After a mildly stressful week of hurrying to get cards and packages in the mail, our household morning today featured a four-hour reading-aloud marathon. I’d already been thinking that THE ISLAND STALLION might be a good book to introduce David to the work of Walter Farley, my favorite childhood author, so when he asked this morning, “What are you reading?” and I’d already made coffee, we dug right in. Would I find the same magic I’d found in upper elementary school when my friend Kathleen and I devoured everything Walter Farley wrote?
The Island Stallion has all the makings of a cracking good yarn. There is the romance of faraway islands, one of which encloses a hidden world not seen by human eyes for centuries. As hardly needs saying (given the title), there are beautiful, wild horses. There is danger and more than one near-death experience. Moral dilemmas present themselves, and knotty problems of survival and decision have to be thought through. The passion Steve has for “his” horse (literally, the horse of his dreams) is matched by his friend’s passion for thrilling archaeological finds, and the two friends find themselves in conflict over and over as the adventure progresses.
The wild red stallion’s dominance over his mares is threatened by a challenger (here I admit that racist overtones troubled me), as, similarly, the entire hidden world’s integrity and continuity are threatened by the outside world (if the secret becomes public) and, more specifically, by a heartless brute of a man, Steve’s friend’s stepbrother, whose only interest in wild horses is inciting them to physical rebellion and then subduing them by force. Both Steve and his friend, Pitch, are tempted by the desire to possess permanently what they most love, even as they realize that possession will destroy a priceless world.

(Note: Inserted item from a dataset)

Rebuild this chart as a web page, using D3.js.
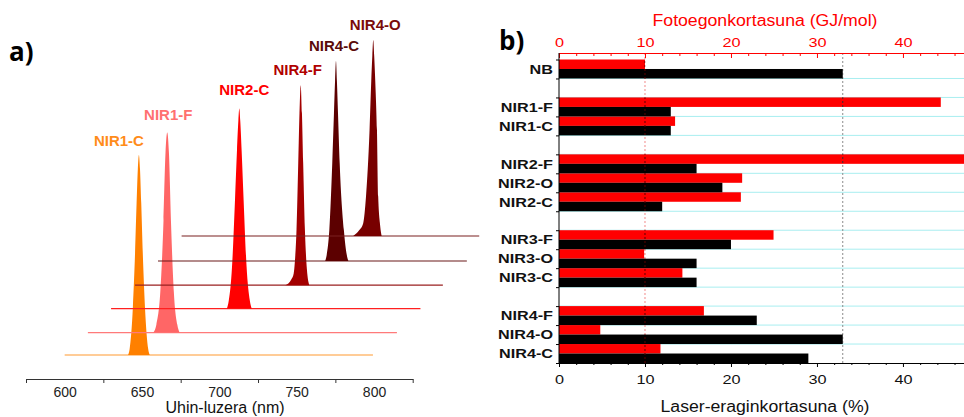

Near the close of the story, as Steve is pondering a letter to his parents, he reflects that his father is more likely than his mother to understand his feeling for the wild horse he wants to rescue, and I had to stop and think about that. Not a single female character appears in the book, and the only one who appears indirectly lacks the requisite passion for horses or even the ability to understand such passion. How, then, explain the spell cast over me, as young girl, by this adventure? How explain Farley’s appeal to girls as well as boys?
Well, first, the horses, of course. But there is also, importantly, the way girls identify with horses rather than imagining themselves in the role of owner. This feeling, completely alien to the stepbrother’s urge to dominate animals, is the main character’s feeling, too, so that girl readers can imagine themselves not only as the Flame but also as Steve. This has nothing to do with gender, everything to do with love.
When Steve at last succeeds in mounting and riding Flame, his eyes fill with tears. “No longer did he feel that the stallion was separate from him, that he was riding Flame. It was entirely different now. It was as though he and the horse were one. He was Flame! He thought the same, felt the same! They were running because they loved to run, because this was the way it was meant to be!”
Rough-and-ready boy readers have plenty of heart-pounding vicarious violence to enjoy as Flame battles to the death not one, but two challengers, and the excitement of the many challenges to life and limb are enough for readers of either gender and any age. I found myself defending (in one of our many interruptions to the story to discuss one or another aspect of the writing or the plot) the piebald stallion, described as “ugly,” with his large, heavy head and eyes of mismatched color. He couldn’t help his looks. He was a horse, after all, not a brutal man like Pitch’s stepbrother. The piebald was no more cruel than Flame. All the horses were acting only according to their nature.
--Ah, there’s another, more general appeal to girls in a story like this: What young girl in the world would not want to be smart, beautiful and wild, “conquered” by love but remaining forever untamed? Women, am I right?
It’s another cold night, and the blowing snow is thick. It could be a wild night.